I might be the only teacher on the planet who epic fails every time I try to play the "Um...pretty please I am a teacher, can I get this cut/have a small discount/ask if there are any discards" card. So when I asked, "Hi, I'm a teacher and I need this 10 ft pole cut into 3.5" pieces for a class project...is there any way to do that with an electronic saw?" ...I wasn't that surprised that I got a teenager with dreadlocks shrugging his shoulder and saying, "Nah, cuz that doesn't go through the saw." Fine. I'll saw it with a hack saw on the miter bench in the molding aisle. Thankfully my long-suffering husband had come with me and we took turns sawing and nursing our aching shoulders. All in all, for 15 minutes of sawing, it turned out fine.

So, cut the 10 ft. pvc piping into 3.5" lengths. Buy two pvc elbow joints in matching width (for me 1/2" elbows) for each phone. Put an elbow on each end of the pipe and muscle it down as far as it will go. I added a round of colorful duct tape for no other reasons than a) I had some and b) it covered the printing some of the pipe pieces were sporting.

Total cost for 35 phones (gotta make some extras, you know how it is): $1.75 for pipe, $10 for 50 elbows, plus one bag of elbows and duct tape I already had on hand. Don't forget $0.59 for the bag of frozen peas I used to soothe my saw-injured shoulder. That makes 35 phones for 12 bucks.

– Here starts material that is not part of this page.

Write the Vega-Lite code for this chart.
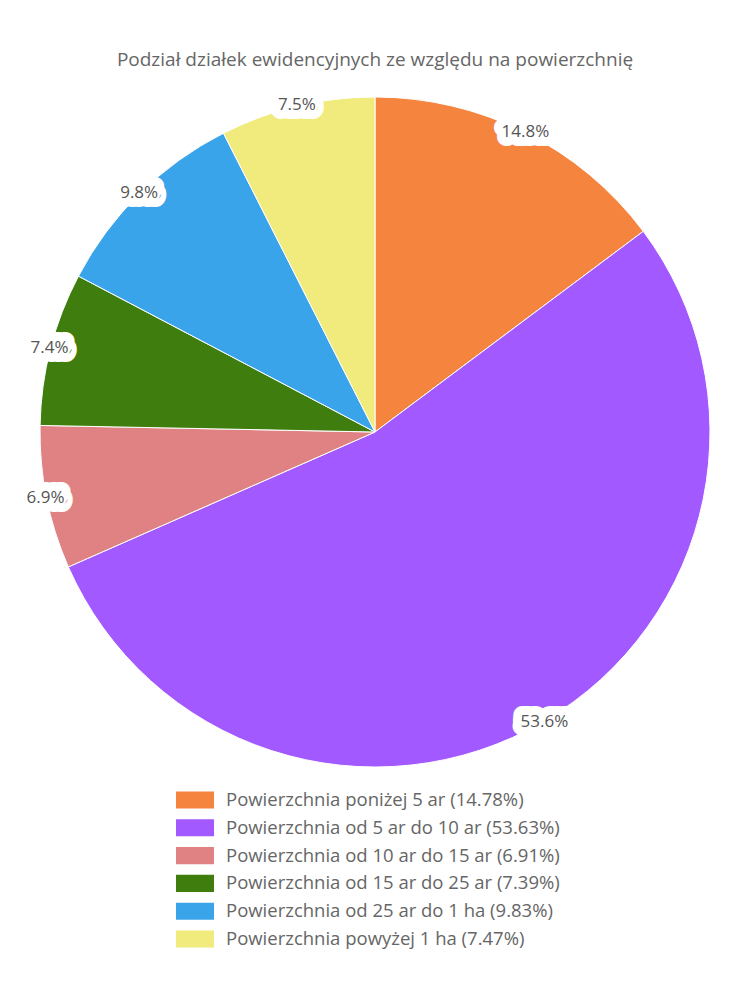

If you have a lot less kids than me (mazel tov!), there is also an option of buying the elbows at around $0.29 each. So if you need to make like, 27 phones, you could buy two bags and 4 extra elbows so that you don't have a bunch of extra elbows.

Right now I'm deciding between numbering these for my Littles versus having some wipes to just give them a run down when you want to use one. I don't really have the OMG GERMS! bone but...I could use advice if you're feeling that way inclined. Seems to me if they are numbered and privately held, they should just go in their book boxes so they aren't all piled up in one big germ-fest. If you've had any experience with this type of thing, I would love to hear about it, thanks!